Tim Etherington-Judge on how a whisky product triggered No More Plastic Club

24 January 2018

Tim Etherington-Judge is a busy man. Fresh from his Healthy Hospo launch event, the former Bulleit global ambassador sat down with us to talk about another making-the-world-a-healthier-and-happier-place initiative he’s working on


A picture can say a thousand words. The image of a tiny seahorse wrapped around an item you use – and discard – without thinking about brought Etherington-Judge to tears.

‘I grew up living on the beach in Cornwall, a beautiful three-mile stretch of golden sand at Hayle. It was a wonderful place for a child to grow up. On my recent returns to our family home, I've noticed a disturbing increase of the amount of plastic washed up on the beach.’

Etherington-Judge has always been passionate about nature and hasn’t eaten meat or fish for the past 20 years. A reaction after learning about the ‘environmental destruction the overproduction of meat and fish causes’.

‘As a population we've sacrificed our environment for convenience,’ he says. Up until now, Ethrington-Judge has kept his feelings to himself, for the most part. That was until a recent launch of a whisky product, which delivers small servings in a single-use disposable plastic pouch. ‘That triggered me to stop complaining and attempt to do something to reduce the amount of plastic we dump into our oceans and waterways.’

Empowered, Etherington-Judge did what most modern-day businessmen and philanthropists do: searched for an available domain name and social media handles. Lobbying government is so 2000.

‘It all happened in an afternoon when I was working on Healthy Hospo,’ he explains. ‘I'm easily distracted and before I knew it I had purchased a domain name and all the relative social media handles. I guess you could call that productive procrastination.’

After a matter of minutes, a search for ‘no more plastic’ revealed ‘.club’ was available and the rest is history (in the making).

‘It was cheap and [the availability] spurred the idea of creating a movement or “club” of individuals and businesses that are passionate about reducing our addiction to disposable plastic.’

Education 

No More Plastic Club might have been borne out of procrastination but the goals are far from idle. ‘The plan is to educate, inspire and activate people to use less disposable plastic,’ he says. ‘We will use digital platforms to educate people about the environmental, and health, impacts of plastic and then show them how to reduce their own plastic use through hints and tips from people actively doing it.’

Trends, by definition, come and go. Care for our environment is a fundamental that is becoming increasingly important as our population grows

Tim Etherington-Judge

The three-man team, including Anna Walsh ‘who's been living a plastic-free life for the past month’ and an unnamed female associate in Auckland ‘who's been championing plastic-free oceans for years’ will also run local community events such as beach/forest/river cleans to directly remove plastic from the environment.’

This is all well and good, I hear you cry, but what’s this got to do with the on-trade and will it make a blind bit of difference if the biggest culprits don’t change their ways?

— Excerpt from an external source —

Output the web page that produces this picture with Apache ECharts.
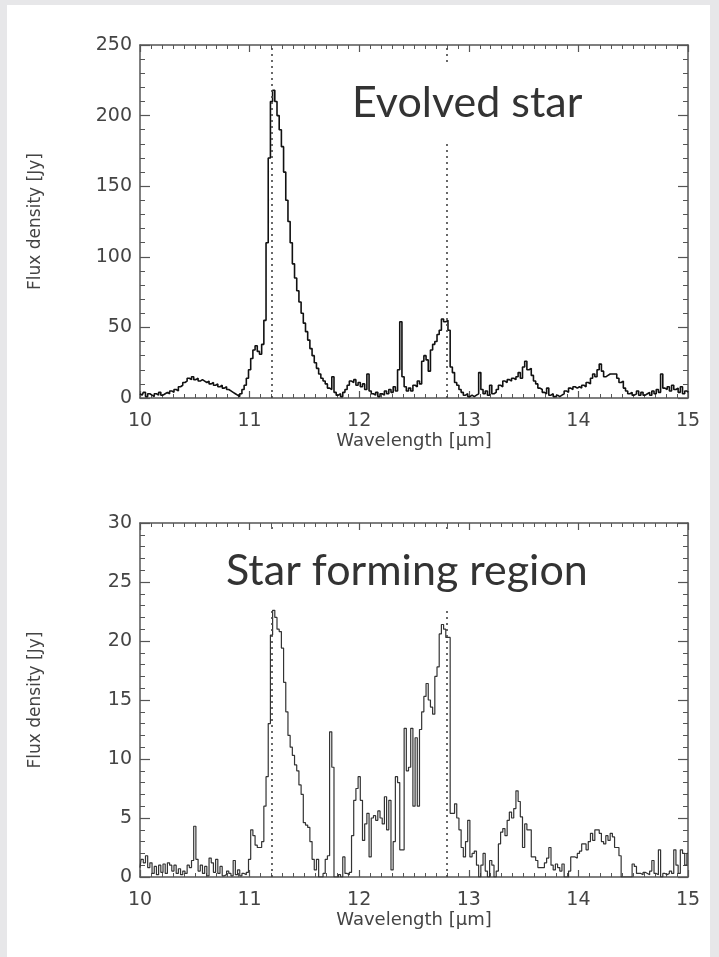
<!DOCTYPE html>
<html><head><meta charset="utf-8">
<script src="https://cdn.jsdelivr.net/npm/echarts@6/dist/echarts.min.js"></script>
<style>
html,body{margin:0;padding:0;background:#e7e7e9;width:719px;height:957px;overflow:hidden;}
#panel{position:absolute;left:7px;top:5px;width:703px;height:952px;background:#fff;}
#chart{position:absolute;left:0;top:0;width:719px;height:957px;}
</style></head>
<body><div id="panel"></div><div id="chart"></div>
<script>
// Wavelength grid [micron]
const wavelength = [
10.00,10.02,10.04,10.06,10.08,10.10,10.12,10.14,10.16,10.18,
10.20,10.22,10.24,10.26,10.28,10.30,10.32,10.34,10.36,10.38,
10.40,10.42,10.44,10.46,10.48,10.50,10.52,10.54,10.56,10.58,
10.60,10.62,10.64,10.66,10.68,10.70,10.72,10.74,10.76,10.78,
10.80,10.82,10.84,10.86,10.88,10.90,10.92,10.94,10.96,10.98,
11.00,11.02,11.04,11.06,11.08,11.10,11.12,11.14,11.16,11.18,
11.20,11.22,11.24,11.26,11.28,11.30,11.32,11.34,11.36,11.38,
11.40,11.42,11.44,11.46,11.48,11.50,11.52,11.54,11.56,11.58,
11.60,11.62,11.64,11.66,11.68,11.70,11.72,11.74,11.76,11.78,
11.80,11.82,11.84,11.86,11.88,11.90,11.92,11.94,11.96,11.98,
12.00,12.02,12.04,12.06,12.08,12.10,12.12,12.14,12.16,12.18,
12.20,12.22,12.24,12.26,12.28,12.30,12.32,12.34,12.36,12.38,
12.40,12.42,12.44,12.46,12.48,12.50,12.52,12.54,12.56,12.58,
12.60,12.62,12.64,12.66,12.68,12.70,12.72,12.74,12.76,12.78,
12.80,12.82,12.84,12.86,12.88,12.90,12.92,12.94,12.96,12.98,
13.00,13.02,13.04,13.06,13.08,13.10,13.12,13.14,13.16,13.18,
13.20,13.22,13.24,13.26,13.28,13.30,13.32,13.34,13.36,13.38,
13.40,13.42,13.44,13.46,13.48,13.50,13.52,13.54,13.56,13.58,
13.60,13.62,13.64,13.66,13.68,13.70,13.72,13.74,13.76,13.78,
13.80,13.82,13.84,13.86,13.88,13.90,13.92,13.94,13.96,13.98,
14.00,14.02,14.04,14.06,14.08,14.10,14.12,14.14,14.16,14.18,
14.20,14.22,14.24,14.26,14.28,14.30,14.32,14.34,14.36,14.38,
14.40,14.42,14.44,14.46,14.48,14.50,14.52,14.54,14.56,14.58,
14.60,14.62,14.64,14.66,14.68,14.70,14.72,14.74,14.76,14.78,
14.80,14.82,14.84,14.86,14.88,14.90,14.92,14.94,14.96,14.98,15.00
];

// Evolved star flux density [Jy]
const fluxEvolved = [
3,2,4,1,3,2,1,3,2,4,
2,3,4,3,5,4,6,5,8,9,
11,12,14,13,15,13,14,12,13,12,
11,12,10,11,9,10,8,9,7,8,
6,5,4,3,2,1,3,6,9,14,
20,28,34,37,33,31,38,55,110,170,
210,218,210,200,190,178,160,140,125,110,
95,85,76,68,60,53,47,41,35,30,
25,21,17,14,12,10,7,6,15,4,
2,3,1,4,6,9,12,11,13,9,
11,8,10,6,17,5,3,2,4,1,
3,2,5,3,6,4,8,5,20,54,
15,8,5,7,5,9,8,12,10,26,
30,27,19,34,38,40,45,48,56,54,
55,48,22,18,11,9,6,4,2,3,
1,2,1,2,3,18,6,3,5,2,
9,3,4,6,9,8,12,11,13,12,
14,13,15,18,14,22,26,20,21,16,
12,10,7,6,4,3,7,2,3,1,
2,1,2,3,5,4,7,6,8,7,
8,7,9,8,11,10,14,17,15,20,
24,19,15,16,17,17,17,17,14,11,
12,7,5,3,4,2,3,5,2,4,
2,3,4,2,5,3,6,4,17,7,
6,8,5,9,6,7,4,8,3,5,4
];

// Star forming region flux density [Jy]
const fluxStarForming = [
0.8,1.5,1.2,1.8,0.8,1.2,0.3,0.9,0.2,1.0,
0.4,1.1,0.3,1.2,1.0,0.5,1.0,0.3,0.7,0.2,
0.5,0.3,1.0,0.8,1.4,4.3,1.5,0.5,1.0,0.3,
0.9,0.1,1.6,1.2,0.4,1.5,0.3,0.9,0.1,0.2,
0.5,0.3,0.1,1.4,0.2,0.6,0.1,0.3,0.2,0.4,
1.5,4.0,3.5,2.7,2.5,2.5,3.0,6.0,8.5,13.0,
20.5,22.6,22.0,21.0,20.8,19.4,16.5,14.0,12.0,11.0,
10.3,9.5,9.0,7.8,7.0,4.6,4.4,4.2,3.0,1.5,
0.6,1.5,0.0,0.0,0.3,1.5,1.8,12.3,9.3,0.0,
0.0,0.2,0.0,1.7,0.3,0.2,0.4,3.5,6.5,7.5,
8.5,6.5,3.1,4.5,5.4,1.7,5.0,5.2,4.8,5.6,
5.0,4.5,6.8,4.0,6.5,0.6,3.0,8.5,8.0,2.3,
2.3,12.6,9.0,9.3,12.6,6.0,11.8,6.0,12.5,14.0,
15.3,16.4,15.0,14.4,13.8,17.0,17.8,20.6,21.4,21.0,
20.3,20.3,5.4,5.4,6.2,5.0,4.0,2.5,1.7,3.0,
4.8,1.7,2.0,2.2,1.0,0.0,1.0,2.0,0.5,0.0,
1.4,1.0,0.0,0.5,2.8,3.8,4.1,3.5,4.8,5.5,
5.0,5.8,7.3,6.4,5.1,2.5,4.5,4.0,4.0,1.7,
1.7,1.4,0.8,0.8,0.8,1.2,1.6,2.5,1.0,0.6,
1.1,0.8,0.5,1.1,0.0,0.0,0.5,1.7,1.7,1.6,
2.0,2.2,2.8,2.8,2.3,3.0,3.7,3.1,4.0,4.0,
3.7,3.0,2.8,3.5,3.1,3.7,3.4,2.5,2.5,1.8,
0.0,0.0,0.0,0.0,0.0,1.1,0.9,0.3,0.3,0.2,
0.4,0.3,0.2,0.5,1.4,0.3,0.2,2.3,0.0,0.3,
0.2,0.3,0.5,0.3,2.3,1.0,0.3,2.3,2.0,1.0,2.0
];

const featureLines = [11.2, 12.8];      // dotted reference wavelengths
const panelTitles = ['Evolved star', 'Star forming region'];
const xRange = [10, 15];
const yRangeTop = [0, 250, 50];
const yRangeBottom = [0, 30, 5];
const xLabel = 'Wavelength [μm]';
const yLabel = 'Flux density [Jy]';

const AX = '#555';
const TXT = '#444';
const tickFont = 'DejaVu Sans';

function xAxisPair(gi) {
  const common = {
    type: 'value', gridIndex: gi, min: xRange[0], max: xRange[1], interval: 1,
    axisLine: {show: true, onZero: false, lineStyle: {color: AX, width: 1.5}},
    axisTick: {show: true, inside: true, length: 7, lineStyle: {color: AX, width: 1.2}},
    minorTick: {show: true, splitNumber: 10, length: 4, lineStyle: {color: AX, width: 1}},
    splitLine: {show: false}
  };
  return [
    Object.assign({}, common, {
      position: 'bottom',
      axisLabel: {show: true, margin: 14, color: TXT, fontFamily: tickFont, fontSize: 19},
      name: xLabel, nameLocation: 'middle', nameGap: 32,
      nameTextStyle: {color: TXT, fontFamily: tickFont, fontSize: 18}
    }),
    Object.assign({}, common, {position: 'top', axisLabel: {show: false}})
  ];
}
function yAxisPair(gi, r) {
  const common = {
    type: 'value', gridIndex: gi, min: r[0], max: r[1], interval: r[2],
    axisLine: {show: true, onZero: false, lineStyle: {color: AX, width: 1.5}},
    axisTick: {show: true, inside: true, length: 10, lineStyle: {color: AX, width: 1.2}},
    minorTick: {show: true, splitNumber: 5, length: 5, lineStyle: {color: AX, width: 1}},
    splitLine: {show: false}
  };
  return [
    Object.assign({}, common, {
      position: 'left',
      axisLabel: {show: true, margin: 8, color: TXT, fontFamily: tickFont, fontSize: 19},
      name: yLabel, nameLocation: 'middle', nameGap: 96, nameRotate: 90,
      nameTextStyle: {color: TXT, fontFamily: tickFont, fontSize: 17}
    }),
    Object.assign({}, common, {position: 'right', axisLabel: {show: false}})
  ];
}

function specSeries(values, xi, yi, color, width) {
  return {
    type: 'line', step: 'middle', xAxisIndex: xi, yAxisIndex: yi,
    showSymbol: false, symbol: 'none', silent: true, clip: true,
    lineStyle: {color: color, width: width},
    data: wavelength.map((w, i) => [w, values[i]]),
    markLine: {
      silent: true, symbol: 'none', label: {show: false},
      lineStyle: {color: '#444', width: 1.6, type: [2, 4]},
      data: featureLines.map(v => ({xAxis: v}))
    },
    z: 3
  };
}

const chart = echarts.init(document.getElementById('chart'), null, {renderer: 'canvas'});
chart.setOption({
  animation: false,
  backgroundColor: 'transparent',
  grid: [
    {left: 140, top: 45, width: 548, height: 353},
    {left: 140, top: 523, width: 548, height: 354}
  ],
  xAxis: [...xAxisPair(0), ...xAxisPair(1)],
  yAxis: [...yAxisPair(0, yRangeTop), ...yAxisPair(1, yRangeBottom)],
  series: [
    specSeries(fluxEvolved, 0, 0, '#111', 1.6),
    specSeries(fluxStarForming, 2, 2, '#333', 1.2)
  ],
  graphic: [
    {type: 'rect', z: 50, shape: {x: 345, y: 63, width: 245, height: 80}, style: {fill: '#fff'}},
    {type: 'text', z: 51, x: 352, y: 82,
      style: {text: panelTitles[0], font: '43px Lato', fill: '#333'}},
    {type: 'rect', z: 50, shape: {x: 220, y: 530, width: 385, height: 77}, style: {fill: '#fff'}},
    {type: 'text', z: 51, x: 226, y: 550,
      style: {text: panelTitles[1], font: '43px Lato', fill: '#333'}}
  ]
});
</script>
</body></html>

‘We are currently talking to bars/restaurants/businesses who are committed to minimising their own plastic use to join the club,’ Etherington-Judge quickly adds. ‘If they agree to the clubs entry criteria, no plastic straws being one of them, then we will use our marketing channels to promote them and they are free to use our material in their marketing. The idea being to link-up individuals who want to reduce their disposable plastic use with businesses who are actively doing the same.’

No More Plastic Club hopes to have over 100 businnesses around the world signed up before the website launch later this year.

When asked if sustainability will continue to dominate headlines or be a passing trend, Etherington-Judge says: ‘I don't believe it's a trend. Trends, by definition, come and go. Care for our environment is a fundamental that is becoming increasingly important as our population grows.’

Already soft-launched on social media to start building awareness, there may well be a launch event on the cards. But don’t expect it quite yet.

‘Given the amount of work for the Healthy Hospo launch event last Monday, I need a little break.’

Even a busy man needs to give himself a break sometimes.